Em valores nominais, foram R$ 12 milhões a menos na comparação dos dois períodos –quando atualizados pela inflação, a diferença chega a R$ 29,8 milhões.
“A situação é extremamente complexa e delicada, não conseguimos executar nosso planejamento e mesmo tocar a própria consolidação da rede”, diz a professora Sônia Regina de Souza Fernandes, que assume neste mês a presidência do Conif (Conselho Nacional das Instituições da Rede Federal de Educação Profissional, Científica e Tecnológica).
“Temos muitas unidades que precisam se consolidar em termos de infraestrutura, aquisição de equipamentos, laboratórios, e [a redução de orçamento] tem implicações na oferta de cursos e de novas vagas”, afirma.
Com relação à educação profissional, os cortes afetam obras atrasadas em 24 institutos federais, que somam R$ 88 milhões, segundo levantamento do Conif do fim do ano passado.
São construções de salas, laboratório, aquisição de equipamentos, atualização de data center para reforço do ensino a distância e até reforma de telhado.
Colaboram com o preocupante cenário, diz Fernandes, as reduções orçamentárias que se acumulam desde 2015 e que impactam as contas de custeio, e o fato de o Orçamento de 2021 ainda não ter sido aprovado pelo Congresso. Com isso, o percentual atual destinado à rede neste ano está muito baixo.
Sob a gestão do ex-ministro Abraham Weintraub, que ficou no cargo de abril de 2019 a junho de 2020, o MEC passou por uma paralisia com fortes reflexos na execução orçamentária.
A pasta sofreu contingenciamentos, perdeu quase R$ 1 bilhão para que o governo pagasse emendas parlamentares em busca de apoio, represou recursos ao longo de 2019 e somente nos últimos dias do ano acelerou empenhos (a primeira etapa da execução).
Em 2020, as confusões ideológicas provocadas por Weintraub, que insultou até o STF (Supremo Tribunal Federal), travaram o andamento dos trabalhos, segundo relatos de membros do governo.
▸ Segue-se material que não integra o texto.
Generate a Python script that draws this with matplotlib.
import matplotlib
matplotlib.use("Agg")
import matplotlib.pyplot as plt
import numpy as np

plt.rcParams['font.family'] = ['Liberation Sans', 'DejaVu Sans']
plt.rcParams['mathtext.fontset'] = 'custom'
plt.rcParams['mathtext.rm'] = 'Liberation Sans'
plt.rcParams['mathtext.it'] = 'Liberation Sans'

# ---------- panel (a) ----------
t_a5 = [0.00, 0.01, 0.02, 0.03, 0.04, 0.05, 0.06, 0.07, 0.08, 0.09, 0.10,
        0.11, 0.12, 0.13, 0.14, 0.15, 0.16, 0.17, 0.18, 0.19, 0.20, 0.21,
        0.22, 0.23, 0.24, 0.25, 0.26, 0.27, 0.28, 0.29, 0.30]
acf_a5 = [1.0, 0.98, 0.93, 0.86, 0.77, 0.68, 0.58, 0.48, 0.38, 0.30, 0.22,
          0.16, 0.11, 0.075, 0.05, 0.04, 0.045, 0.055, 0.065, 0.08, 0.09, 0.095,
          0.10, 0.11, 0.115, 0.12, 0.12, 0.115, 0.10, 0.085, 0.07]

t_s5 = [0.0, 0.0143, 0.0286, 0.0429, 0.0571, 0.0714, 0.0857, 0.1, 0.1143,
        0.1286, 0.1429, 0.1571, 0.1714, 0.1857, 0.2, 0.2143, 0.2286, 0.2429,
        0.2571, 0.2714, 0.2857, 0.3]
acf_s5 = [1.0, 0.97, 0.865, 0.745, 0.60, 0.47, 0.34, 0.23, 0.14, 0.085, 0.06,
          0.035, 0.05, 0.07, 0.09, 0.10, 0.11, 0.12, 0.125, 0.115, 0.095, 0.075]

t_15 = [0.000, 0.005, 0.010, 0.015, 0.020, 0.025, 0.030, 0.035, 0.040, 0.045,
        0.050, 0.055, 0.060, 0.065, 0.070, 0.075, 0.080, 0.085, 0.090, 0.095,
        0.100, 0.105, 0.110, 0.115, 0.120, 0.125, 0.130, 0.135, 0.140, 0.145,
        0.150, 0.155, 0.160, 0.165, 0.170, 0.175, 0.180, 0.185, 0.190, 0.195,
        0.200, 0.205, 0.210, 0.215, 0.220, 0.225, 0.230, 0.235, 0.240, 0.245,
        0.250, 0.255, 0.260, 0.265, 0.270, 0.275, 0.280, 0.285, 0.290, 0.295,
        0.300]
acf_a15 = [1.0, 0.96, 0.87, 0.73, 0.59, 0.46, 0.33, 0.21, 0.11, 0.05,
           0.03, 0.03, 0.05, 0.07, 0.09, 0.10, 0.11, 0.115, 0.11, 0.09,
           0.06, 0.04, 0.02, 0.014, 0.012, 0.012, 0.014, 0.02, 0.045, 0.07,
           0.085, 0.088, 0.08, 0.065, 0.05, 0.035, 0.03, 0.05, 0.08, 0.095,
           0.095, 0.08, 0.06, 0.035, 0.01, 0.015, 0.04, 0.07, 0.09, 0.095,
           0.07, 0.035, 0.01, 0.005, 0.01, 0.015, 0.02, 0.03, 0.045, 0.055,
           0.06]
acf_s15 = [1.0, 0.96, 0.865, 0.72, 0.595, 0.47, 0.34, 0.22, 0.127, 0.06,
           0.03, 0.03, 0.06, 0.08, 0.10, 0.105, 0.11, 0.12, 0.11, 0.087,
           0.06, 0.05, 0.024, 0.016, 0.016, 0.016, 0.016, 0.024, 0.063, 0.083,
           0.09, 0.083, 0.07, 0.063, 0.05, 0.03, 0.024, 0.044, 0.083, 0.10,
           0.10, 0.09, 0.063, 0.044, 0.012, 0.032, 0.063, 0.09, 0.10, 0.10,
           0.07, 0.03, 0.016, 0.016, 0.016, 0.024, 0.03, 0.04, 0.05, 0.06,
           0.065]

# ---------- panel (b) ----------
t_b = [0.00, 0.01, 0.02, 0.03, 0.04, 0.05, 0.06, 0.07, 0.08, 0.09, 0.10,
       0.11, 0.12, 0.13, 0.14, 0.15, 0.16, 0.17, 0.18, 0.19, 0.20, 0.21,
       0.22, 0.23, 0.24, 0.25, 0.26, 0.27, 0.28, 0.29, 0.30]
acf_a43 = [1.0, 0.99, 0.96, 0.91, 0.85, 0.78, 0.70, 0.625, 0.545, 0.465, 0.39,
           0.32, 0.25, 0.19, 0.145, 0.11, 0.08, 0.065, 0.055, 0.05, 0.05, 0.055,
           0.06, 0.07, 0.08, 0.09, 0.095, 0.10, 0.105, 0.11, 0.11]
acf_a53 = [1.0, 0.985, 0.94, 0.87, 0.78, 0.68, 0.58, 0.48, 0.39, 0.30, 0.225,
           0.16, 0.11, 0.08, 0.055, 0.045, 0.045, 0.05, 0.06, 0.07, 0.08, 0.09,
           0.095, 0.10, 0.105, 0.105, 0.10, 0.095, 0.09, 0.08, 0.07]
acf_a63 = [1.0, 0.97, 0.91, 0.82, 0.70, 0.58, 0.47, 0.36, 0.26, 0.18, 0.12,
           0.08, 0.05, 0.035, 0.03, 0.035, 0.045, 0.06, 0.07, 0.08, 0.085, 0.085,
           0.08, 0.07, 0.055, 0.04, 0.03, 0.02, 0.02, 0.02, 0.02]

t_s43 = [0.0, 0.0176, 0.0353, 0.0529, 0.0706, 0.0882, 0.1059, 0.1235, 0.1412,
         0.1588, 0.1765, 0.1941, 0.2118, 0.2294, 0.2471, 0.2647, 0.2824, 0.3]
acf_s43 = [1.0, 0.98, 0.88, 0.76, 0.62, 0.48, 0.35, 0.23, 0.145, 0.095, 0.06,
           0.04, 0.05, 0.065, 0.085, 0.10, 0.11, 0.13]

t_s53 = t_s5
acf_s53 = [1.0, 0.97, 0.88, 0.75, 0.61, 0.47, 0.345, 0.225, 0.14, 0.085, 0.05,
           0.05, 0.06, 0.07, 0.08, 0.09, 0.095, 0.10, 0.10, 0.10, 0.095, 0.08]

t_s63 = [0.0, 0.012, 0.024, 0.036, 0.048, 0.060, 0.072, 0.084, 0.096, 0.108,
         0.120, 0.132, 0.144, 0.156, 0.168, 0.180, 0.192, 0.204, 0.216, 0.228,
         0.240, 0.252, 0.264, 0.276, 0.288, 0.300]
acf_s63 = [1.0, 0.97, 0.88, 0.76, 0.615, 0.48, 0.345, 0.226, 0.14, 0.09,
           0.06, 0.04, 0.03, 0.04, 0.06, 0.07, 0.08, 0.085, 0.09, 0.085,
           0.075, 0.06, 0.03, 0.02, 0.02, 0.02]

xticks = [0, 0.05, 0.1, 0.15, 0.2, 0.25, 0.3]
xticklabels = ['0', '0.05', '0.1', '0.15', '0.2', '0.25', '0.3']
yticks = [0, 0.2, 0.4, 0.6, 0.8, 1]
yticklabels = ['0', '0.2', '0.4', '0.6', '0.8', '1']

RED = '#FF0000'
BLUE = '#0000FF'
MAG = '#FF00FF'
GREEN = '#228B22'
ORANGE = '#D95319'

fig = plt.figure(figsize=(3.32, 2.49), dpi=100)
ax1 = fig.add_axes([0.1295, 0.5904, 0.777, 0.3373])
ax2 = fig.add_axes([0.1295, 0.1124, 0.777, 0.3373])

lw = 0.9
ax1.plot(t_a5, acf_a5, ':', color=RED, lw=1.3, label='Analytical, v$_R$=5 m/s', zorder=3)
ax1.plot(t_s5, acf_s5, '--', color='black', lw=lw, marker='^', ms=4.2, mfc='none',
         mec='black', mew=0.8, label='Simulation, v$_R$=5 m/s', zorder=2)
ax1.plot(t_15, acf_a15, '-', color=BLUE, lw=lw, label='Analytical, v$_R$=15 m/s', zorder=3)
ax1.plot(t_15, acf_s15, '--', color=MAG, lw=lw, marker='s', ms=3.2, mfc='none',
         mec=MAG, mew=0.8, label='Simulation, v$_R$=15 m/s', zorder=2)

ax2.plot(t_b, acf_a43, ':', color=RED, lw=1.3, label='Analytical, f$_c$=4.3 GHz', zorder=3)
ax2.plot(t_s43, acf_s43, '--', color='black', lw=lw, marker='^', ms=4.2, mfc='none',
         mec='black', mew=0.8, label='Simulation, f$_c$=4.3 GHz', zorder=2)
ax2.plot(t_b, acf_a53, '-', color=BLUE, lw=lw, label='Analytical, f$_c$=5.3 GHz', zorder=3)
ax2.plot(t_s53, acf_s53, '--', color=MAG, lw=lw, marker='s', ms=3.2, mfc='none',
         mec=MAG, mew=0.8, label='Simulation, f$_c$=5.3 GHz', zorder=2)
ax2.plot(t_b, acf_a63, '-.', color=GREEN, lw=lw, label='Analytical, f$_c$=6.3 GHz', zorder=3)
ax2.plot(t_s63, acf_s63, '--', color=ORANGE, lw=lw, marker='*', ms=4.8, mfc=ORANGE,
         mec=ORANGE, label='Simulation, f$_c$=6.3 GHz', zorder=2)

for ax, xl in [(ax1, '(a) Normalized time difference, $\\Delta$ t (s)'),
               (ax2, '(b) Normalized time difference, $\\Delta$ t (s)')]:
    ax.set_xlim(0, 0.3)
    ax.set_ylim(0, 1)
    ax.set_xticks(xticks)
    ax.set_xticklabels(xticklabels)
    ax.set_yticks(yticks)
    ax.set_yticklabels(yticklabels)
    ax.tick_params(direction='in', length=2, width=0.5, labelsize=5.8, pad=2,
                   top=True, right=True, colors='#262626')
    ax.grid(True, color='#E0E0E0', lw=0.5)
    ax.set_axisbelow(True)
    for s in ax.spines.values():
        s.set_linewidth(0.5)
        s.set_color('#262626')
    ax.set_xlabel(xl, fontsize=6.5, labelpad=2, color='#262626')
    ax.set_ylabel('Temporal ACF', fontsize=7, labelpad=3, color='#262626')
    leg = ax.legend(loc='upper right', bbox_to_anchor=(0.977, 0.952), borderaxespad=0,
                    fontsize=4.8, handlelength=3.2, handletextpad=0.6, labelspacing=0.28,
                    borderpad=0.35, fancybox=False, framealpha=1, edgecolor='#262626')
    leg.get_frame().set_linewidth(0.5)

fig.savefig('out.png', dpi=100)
A pandemia impactou os gastos do governo como um todo. No entanto, decisões políticas da gestão Bolsonaro representaram prejuízo para educação: houve, por exemplo, a retirada de R$ 1,4 bilhão do MEC para financiar obras federais gerenciadas por outras pastas.
A maior parte desse corte afetou a educação básica e profissional. O orçamento de 2021 prevê para o MEC uma redução de 21% nos recursos dos programas de educação profissional, gestados sobretudo pelos institutos federais.
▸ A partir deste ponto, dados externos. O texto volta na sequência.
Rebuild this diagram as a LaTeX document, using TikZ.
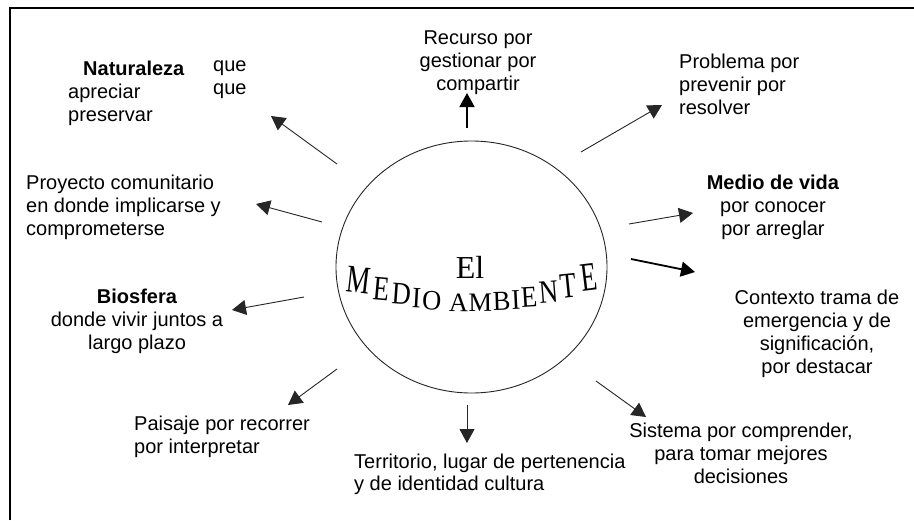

O projeto no aguardo de aprovação parlamentar ainda condiciona 42% dos recursos da Educação a aprovações de créditos extras pelo Congresso, como revelado pela Folha de S.Paulo.
O efeito mais contundente dessa situação, que representa insegurança aos ordenadores de despesas, será nas universidades e institutos federais.
O atual ministro, Milton Ribeiro, tem tido atuação criticada pela sua distância dos temas e decisões da pasta.
O pesquisador Gregório Grisa, do Instituto Federal do Rio Grande do Sul, diz que a paralisia do MEC provocou uma imobilidade nas instituições no planejamento. Ele ressalta que os investimentos “são a cereja do bolo” dos recursos discricionários (de livre aplicação do governo), que têm tido fortes reduções.
“Reitor nenhum vai ampliar cursos e vagas, assim como ampliar pesquisas e projetos de extensão, com o universo de constrangimento de capital. Não é só o fato de receber menos recursos, mas eles não sabem quando, não sabem o perfil de contingenciamento, só o que sabem é que não vai ter investimento”, diz Grisa.
Segundo o pesquisador, sem investimentos não há adaptações prediais, de laboratórios e compra de insumos para pesquisa. “Isso implica menor uso ou inviabilidade de uso [de recursos] que afetam projetos de ensino, extensão e pesquisa.”